> **Given problem**
The exercise asks you to copy every line below in which "standalone" appears.

>> Begin Input rows

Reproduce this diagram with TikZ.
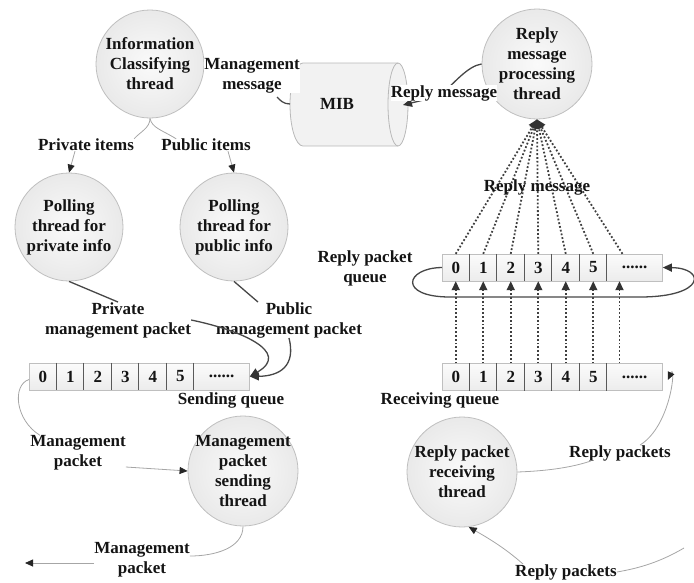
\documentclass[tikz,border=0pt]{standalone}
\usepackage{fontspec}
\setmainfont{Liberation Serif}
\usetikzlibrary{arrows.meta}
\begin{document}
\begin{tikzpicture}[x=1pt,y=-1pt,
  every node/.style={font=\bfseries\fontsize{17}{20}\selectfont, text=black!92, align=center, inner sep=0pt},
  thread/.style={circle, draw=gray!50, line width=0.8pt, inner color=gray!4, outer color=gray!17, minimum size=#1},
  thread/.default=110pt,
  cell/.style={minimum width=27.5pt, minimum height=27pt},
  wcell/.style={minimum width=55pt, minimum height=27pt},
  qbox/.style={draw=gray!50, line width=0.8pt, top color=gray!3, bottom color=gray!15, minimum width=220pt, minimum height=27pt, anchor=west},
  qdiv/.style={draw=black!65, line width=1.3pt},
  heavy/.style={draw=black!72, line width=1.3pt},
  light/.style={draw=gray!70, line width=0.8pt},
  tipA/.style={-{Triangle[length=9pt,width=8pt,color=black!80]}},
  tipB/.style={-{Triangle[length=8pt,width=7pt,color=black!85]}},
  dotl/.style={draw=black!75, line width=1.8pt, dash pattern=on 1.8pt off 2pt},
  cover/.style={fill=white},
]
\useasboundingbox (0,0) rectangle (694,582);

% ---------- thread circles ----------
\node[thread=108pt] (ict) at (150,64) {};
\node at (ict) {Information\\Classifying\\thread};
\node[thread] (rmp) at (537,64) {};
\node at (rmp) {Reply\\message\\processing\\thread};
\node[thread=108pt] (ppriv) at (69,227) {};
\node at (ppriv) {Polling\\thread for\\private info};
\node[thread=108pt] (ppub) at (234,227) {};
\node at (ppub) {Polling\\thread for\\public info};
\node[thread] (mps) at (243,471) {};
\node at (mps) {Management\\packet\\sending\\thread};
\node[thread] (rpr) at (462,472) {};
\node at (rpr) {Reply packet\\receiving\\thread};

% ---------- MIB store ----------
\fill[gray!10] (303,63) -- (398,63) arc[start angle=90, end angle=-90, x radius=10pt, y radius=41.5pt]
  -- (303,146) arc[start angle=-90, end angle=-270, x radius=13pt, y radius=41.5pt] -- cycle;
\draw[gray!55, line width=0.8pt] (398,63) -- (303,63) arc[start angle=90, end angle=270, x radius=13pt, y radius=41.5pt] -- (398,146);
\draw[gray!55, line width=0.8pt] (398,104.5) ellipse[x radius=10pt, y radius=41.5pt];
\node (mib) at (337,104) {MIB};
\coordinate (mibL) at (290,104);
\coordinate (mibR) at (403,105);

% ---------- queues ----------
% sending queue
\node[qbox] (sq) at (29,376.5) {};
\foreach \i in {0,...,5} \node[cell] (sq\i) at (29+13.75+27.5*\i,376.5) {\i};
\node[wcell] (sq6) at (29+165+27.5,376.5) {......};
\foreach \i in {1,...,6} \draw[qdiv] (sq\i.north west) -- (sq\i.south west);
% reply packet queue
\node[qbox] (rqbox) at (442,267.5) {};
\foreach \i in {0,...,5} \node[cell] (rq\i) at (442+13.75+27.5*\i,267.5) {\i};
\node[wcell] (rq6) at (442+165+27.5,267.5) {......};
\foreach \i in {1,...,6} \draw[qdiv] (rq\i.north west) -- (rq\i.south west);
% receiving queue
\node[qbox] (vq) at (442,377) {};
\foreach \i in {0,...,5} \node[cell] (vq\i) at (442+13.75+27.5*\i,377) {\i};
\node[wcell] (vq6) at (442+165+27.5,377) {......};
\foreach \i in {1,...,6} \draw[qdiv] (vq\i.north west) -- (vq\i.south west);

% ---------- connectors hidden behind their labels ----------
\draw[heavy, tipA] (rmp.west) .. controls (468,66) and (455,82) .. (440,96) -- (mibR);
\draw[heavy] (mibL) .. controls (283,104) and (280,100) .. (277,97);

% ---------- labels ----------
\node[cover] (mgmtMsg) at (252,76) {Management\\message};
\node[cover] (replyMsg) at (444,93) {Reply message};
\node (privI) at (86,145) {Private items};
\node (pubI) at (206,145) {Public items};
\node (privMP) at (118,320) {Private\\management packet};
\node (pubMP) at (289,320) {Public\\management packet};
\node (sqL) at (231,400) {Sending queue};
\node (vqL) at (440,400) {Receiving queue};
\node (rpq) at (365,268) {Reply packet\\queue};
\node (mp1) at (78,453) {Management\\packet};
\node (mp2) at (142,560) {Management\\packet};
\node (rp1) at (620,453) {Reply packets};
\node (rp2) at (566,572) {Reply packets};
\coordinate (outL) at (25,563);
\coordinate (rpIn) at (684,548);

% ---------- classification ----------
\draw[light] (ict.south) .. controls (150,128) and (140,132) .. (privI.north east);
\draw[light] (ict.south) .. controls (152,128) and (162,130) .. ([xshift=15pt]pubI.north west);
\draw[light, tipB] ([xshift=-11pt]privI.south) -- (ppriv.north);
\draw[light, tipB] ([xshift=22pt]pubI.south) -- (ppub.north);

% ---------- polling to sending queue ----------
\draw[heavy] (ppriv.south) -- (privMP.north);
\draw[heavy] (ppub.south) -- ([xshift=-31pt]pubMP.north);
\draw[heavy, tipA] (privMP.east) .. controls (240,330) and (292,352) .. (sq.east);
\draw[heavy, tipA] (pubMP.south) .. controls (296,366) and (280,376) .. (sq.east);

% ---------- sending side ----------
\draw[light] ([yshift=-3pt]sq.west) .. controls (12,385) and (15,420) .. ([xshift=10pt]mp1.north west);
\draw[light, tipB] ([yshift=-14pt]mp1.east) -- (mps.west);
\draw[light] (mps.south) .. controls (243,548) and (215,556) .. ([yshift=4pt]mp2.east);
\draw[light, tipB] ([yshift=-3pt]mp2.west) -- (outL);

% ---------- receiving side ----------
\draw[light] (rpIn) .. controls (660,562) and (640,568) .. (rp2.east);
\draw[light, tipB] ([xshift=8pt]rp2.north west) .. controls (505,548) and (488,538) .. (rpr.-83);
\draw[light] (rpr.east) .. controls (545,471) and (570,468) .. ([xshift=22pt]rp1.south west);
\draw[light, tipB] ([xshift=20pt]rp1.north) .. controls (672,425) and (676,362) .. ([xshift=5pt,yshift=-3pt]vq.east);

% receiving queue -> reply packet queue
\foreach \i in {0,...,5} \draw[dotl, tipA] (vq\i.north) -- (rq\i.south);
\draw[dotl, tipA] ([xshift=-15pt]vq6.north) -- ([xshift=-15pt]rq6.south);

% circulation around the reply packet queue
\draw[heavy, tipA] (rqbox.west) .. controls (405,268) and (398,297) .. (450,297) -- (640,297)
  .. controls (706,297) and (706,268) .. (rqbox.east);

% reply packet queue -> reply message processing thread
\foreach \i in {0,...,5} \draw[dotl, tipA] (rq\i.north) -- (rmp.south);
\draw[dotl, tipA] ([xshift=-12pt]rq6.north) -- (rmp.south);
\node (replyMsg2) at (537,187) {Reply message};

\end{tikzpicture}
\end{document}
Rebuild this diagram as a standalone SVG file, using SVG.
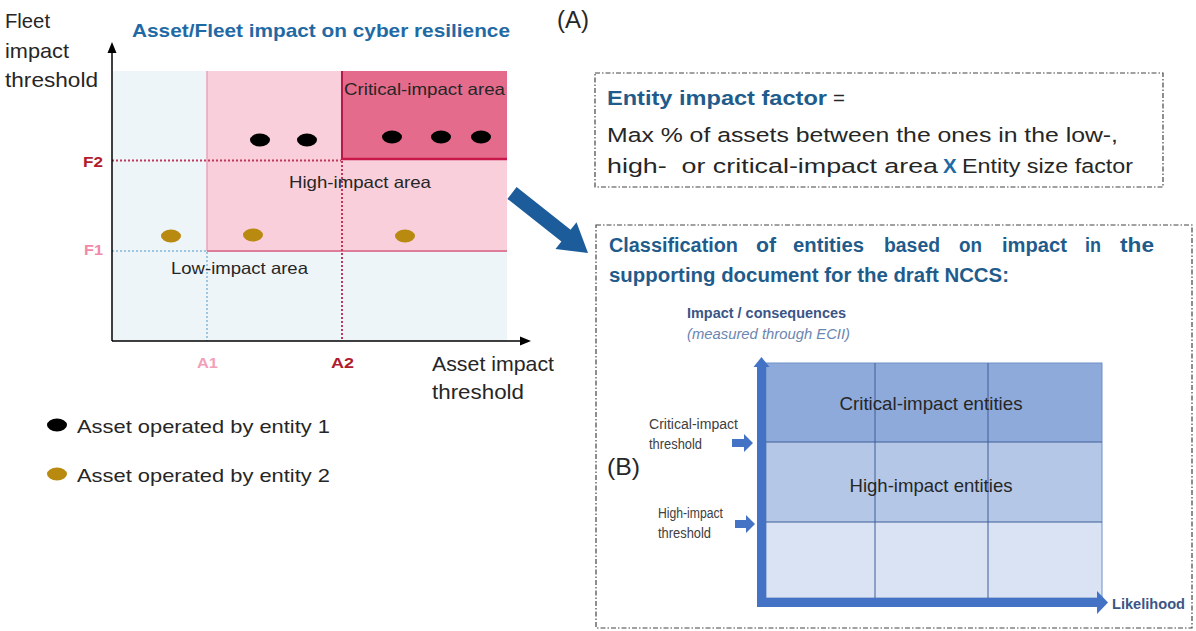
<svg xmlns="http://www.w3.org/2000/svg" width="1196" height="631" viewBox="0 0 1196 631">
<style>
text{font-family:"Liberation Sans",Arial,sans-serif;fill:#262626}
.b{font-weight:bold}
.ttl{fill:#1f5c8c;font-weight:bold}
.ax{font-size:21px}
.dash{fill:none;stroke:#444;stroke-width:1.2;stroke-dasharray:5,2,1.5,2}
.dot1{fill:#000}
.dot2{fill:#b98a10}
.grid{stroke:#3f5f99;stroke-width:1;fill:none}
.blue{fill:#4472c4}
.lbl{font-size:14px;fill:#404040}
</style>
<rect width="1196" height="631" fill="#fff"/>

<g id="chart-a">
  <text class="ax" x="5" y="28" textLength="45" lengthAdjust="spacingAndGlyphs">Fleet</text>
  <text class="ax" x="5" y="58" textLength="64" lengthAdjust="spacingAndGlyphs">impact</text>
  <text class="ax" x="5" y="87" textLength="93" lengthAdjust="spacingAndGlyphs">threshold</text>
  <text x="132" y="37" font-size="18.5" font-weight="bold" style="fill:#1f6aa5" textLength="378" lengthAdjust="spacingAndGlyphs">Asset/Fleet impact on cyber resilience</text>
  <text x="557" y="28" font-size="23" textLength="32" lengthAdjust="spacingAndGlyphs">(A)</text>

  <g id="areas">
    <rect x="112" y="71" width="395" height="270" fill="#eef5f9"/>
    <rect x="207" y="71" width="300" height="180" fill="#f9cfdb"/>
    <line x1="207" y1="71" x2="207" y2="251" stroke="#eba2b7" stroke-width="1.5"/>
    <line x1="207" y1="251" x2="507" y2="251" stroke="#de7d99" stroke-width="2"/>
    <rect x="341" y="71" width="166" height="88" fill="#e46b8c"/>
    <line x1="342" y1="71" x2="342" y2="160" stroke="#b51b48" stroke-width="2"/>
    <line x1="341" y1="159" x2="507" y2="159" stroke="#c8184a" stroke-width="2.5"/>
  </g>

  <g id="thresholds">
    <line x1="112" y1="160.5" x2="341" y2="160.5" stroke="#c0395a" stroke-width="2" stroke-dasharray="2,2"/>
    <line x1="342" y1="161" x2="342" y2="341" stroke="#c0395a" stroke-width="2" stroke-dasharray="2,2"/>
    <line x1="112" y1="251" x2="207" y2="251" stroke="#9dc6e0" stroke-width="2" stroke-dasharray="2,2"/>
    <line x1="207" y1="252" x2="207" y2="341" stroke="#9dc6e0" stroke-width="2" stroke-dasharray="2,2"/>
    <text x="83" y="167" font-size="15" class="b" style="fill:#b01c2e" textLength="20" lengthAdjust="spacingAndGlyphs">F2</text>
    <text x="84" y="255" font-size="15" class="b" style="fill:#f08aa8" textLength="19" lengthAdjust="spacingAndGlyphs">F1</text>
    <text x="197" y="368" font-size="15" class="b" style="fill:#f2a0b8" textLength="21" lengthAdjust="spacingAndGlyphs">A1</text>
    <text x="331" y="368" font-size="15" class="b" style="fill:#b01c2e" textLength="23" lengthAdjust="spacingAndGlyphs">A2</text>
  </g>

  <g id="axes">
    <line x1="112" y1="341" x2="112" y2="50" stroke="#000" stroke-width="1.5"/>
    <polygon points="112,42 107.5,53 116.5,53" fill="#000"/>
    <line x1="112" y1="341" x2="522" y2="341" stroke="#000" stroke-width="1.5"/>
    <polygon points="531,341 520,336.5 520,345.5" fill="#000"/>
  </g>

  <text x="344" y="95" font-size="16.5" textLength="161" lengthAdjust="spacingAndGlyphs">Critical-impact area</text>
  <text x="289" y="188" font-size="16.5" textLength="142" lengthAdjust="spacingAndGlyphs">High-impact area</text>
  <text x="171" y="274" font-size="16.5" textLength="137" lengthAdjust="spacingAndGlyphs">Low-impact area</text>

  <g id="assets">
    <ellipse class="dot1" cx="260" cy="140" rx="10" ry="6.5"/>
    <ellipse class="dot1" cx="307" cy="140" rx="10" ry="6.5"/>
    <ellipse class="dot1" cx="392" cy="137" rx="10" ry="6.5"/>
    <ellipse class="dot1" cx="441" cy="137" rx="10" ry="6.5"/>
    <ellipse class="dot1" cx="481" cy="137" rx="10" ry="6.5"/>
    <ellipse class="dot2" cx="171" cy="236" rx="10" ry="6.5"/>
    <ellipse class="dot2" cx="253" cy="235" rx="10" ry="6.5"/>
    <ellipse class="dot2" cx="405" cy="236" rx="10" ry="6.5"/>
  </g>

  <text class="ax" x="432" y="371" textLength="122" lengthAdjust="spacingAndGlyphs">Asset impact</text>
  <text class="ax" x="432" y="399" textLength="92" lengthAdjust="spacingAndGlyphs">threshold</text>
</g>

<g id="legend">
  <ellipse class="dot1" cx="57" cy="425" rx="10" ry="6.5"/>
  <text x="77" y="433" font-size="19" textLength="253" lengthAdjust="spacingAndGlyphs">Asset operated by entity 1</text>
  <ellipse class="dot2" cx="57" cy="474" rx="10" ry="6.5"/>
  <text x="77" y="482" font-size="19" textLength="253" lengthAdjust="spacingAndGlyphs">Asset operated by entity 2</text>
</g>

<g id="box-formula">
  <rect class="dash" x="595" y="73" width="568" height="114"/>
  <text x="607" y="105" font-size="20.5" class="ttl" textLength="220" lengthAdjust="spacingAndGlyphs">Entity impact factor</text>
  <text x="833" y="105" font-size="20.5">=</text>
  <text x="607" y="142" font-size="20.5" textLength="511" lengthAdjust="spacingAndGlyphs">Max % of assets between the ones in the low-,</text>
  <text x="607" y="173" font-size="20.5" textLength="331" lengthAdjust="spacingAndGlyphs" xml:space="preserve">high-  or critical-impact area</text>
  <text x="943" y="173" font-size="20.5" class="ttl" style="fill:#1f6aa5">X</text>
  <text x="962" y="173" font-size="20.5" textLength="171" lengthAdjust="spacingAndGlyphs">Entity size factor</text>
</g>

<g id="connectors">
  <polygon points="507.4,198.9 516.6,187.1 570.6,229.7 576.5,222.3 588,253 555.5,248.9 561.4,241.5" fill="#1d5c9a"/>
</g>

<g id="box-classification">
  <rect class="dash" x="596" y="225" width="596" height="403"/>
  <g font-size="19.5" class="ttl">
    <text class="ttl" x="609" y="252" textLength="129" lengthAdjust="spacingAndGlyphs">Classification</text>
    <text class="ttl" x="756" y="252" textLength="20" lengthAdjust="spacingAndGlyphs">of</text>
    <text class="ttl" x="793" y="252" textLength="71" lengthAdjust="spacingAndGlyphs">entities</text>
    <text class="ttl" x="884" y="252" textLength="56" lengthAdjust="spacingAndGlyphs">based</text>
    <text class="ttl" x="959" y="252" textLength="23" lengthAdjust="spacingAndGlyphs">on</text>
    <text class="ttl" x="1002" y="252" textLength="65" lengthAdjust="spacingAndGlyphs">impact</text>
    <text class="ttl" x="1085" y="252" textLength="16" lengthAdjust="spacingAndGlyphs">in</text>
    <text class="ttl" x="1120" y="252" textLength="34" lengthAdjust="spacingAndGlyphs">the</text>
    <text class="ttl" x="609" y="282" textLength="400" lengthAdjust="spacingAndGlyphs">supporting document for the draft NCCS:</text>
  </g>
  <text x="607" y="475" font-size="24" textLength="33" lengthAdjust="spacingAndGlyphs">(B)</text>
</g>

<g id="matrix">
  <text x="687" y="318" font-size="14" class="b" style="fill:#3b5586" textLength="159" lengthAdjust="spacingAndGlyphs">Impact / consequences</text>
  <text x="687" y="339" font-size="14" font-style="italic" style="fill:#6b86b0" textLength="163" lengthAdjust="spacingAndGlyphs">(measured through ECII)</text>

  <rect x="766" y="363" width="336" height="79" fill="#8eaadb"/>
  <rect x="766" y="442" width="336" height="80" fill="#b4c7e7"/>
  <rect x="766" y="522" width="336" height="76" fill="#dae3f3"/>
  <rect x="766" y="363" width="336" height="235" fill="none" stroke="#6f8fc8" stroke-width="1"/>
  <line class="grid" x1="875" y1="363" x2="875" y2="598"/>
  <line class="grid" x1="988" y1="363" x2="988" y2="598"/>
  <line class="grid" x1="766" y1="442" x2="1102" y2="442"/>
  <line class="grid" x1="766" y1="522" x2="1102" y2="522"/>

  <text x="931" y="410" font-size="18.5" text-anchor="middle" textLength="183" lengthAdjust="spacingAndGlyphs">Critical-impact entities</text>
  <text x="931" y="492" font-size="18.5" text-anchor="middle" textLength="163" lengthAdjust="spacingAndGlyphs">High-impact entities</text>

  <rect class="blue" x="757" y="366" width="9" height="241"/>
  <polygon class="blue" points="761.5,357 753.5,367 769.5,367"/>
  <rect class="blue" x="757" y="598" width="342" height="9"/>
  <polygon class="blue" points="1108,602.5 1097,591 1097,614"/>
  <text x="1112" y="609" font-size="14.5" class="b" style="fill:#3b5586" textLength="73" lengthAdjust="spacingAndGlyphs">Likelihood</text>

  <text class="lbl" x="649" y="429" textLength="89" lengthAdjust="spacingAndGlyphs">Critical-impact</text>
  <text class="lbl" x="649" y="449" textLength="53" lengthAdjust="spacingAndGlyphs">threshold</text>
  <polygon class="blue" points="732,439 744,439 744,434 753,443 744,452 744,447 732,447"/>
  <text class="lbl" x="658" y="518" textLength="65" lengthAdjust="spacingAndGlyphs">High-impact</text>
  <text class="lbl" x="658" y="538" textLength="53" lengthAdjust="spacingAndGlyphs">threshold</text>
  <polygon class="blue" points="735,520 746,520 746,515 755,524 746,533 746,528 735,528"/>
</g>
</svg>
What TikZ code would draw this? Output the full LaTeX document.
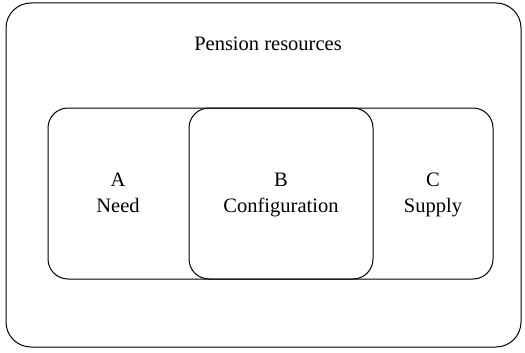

>> End Input rows

> **Exercise response**
\documentclass[tikz,border=0pt]{standalone}
Rebuild this diagram as a standalone SVG file, using SVG.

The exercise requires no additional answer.